The release last week of a jaw-dropping report on security at federal buildings has prompted little public comment from federal authorities, but congressional sources and other observers expect plenty of activity in the coming months to address concerns about the Federal Protective Service.
As last week’s GAO findings revealed, government investigators successfully entered 10 high-security federal buildings with bomb-making materials, and they proceeded to assemble bombs in the building’s restrooms, undetected by the building’s security guards. Lawmakers, observers and rank-and-file employees called it but one example of an agency in desperate need of a makeover, complete with more money, manpower and oversight.

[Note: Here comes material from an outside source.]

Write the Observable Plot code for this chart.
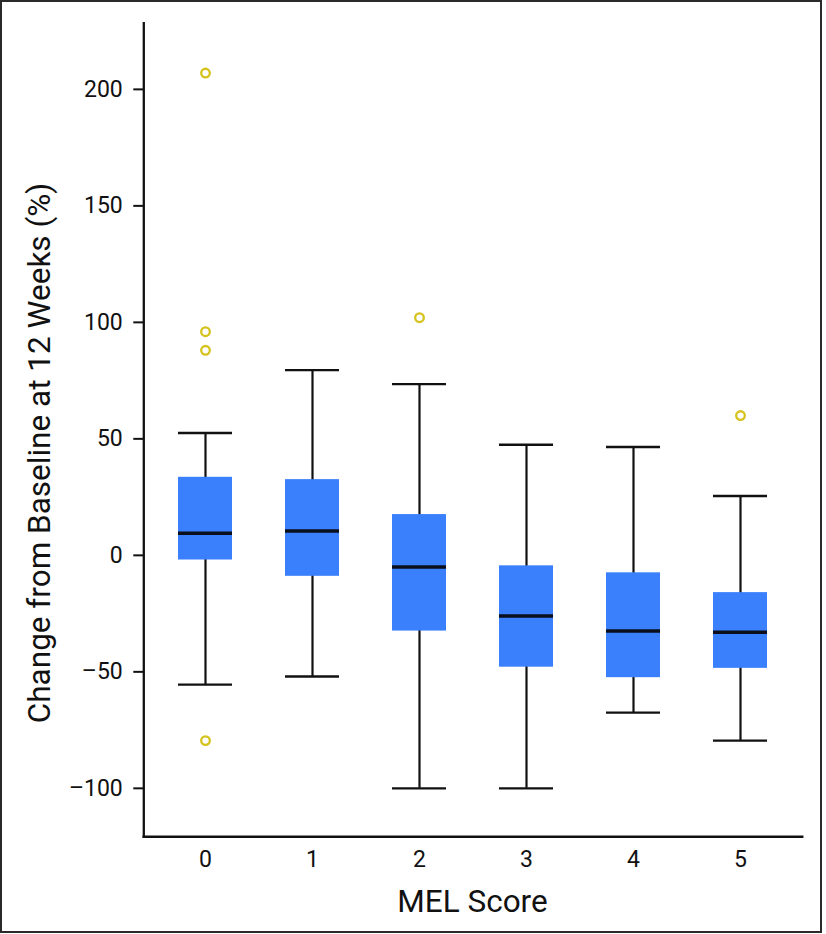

By the end of July, lawmakers expect to see draft legislation that proposes a “fairly significant” modernization of FPS, according to congressional aides. The bill is likely to give Homeland Security Secretary Janet Napolitano new marching orders on how to reshape the agency. As of this writing, however, it is unclear whether the bill will propose federalizing all or some of the approximately 13,000 private security contractors employed by FPS.
Conversations in recent days with private guards and union leaders for the 1,200 FPS employees indicate that federalization may be the only way to solve the agency’s woes. They suggest that government-issued training standards, security procedures and pay scales would boost guard morale and remove the stigma of any agency relegated to second-class status.
FPS guards already feel ignored or misunderstood under their current arrangement as part of Immigration and Customs Enforcement, according to David Wright, president of AFGE Local 918, the union that represents FPS employees. He said the government should never have placed FPS under ICE when the Bush administration created the Homeland Security department earlier this decade.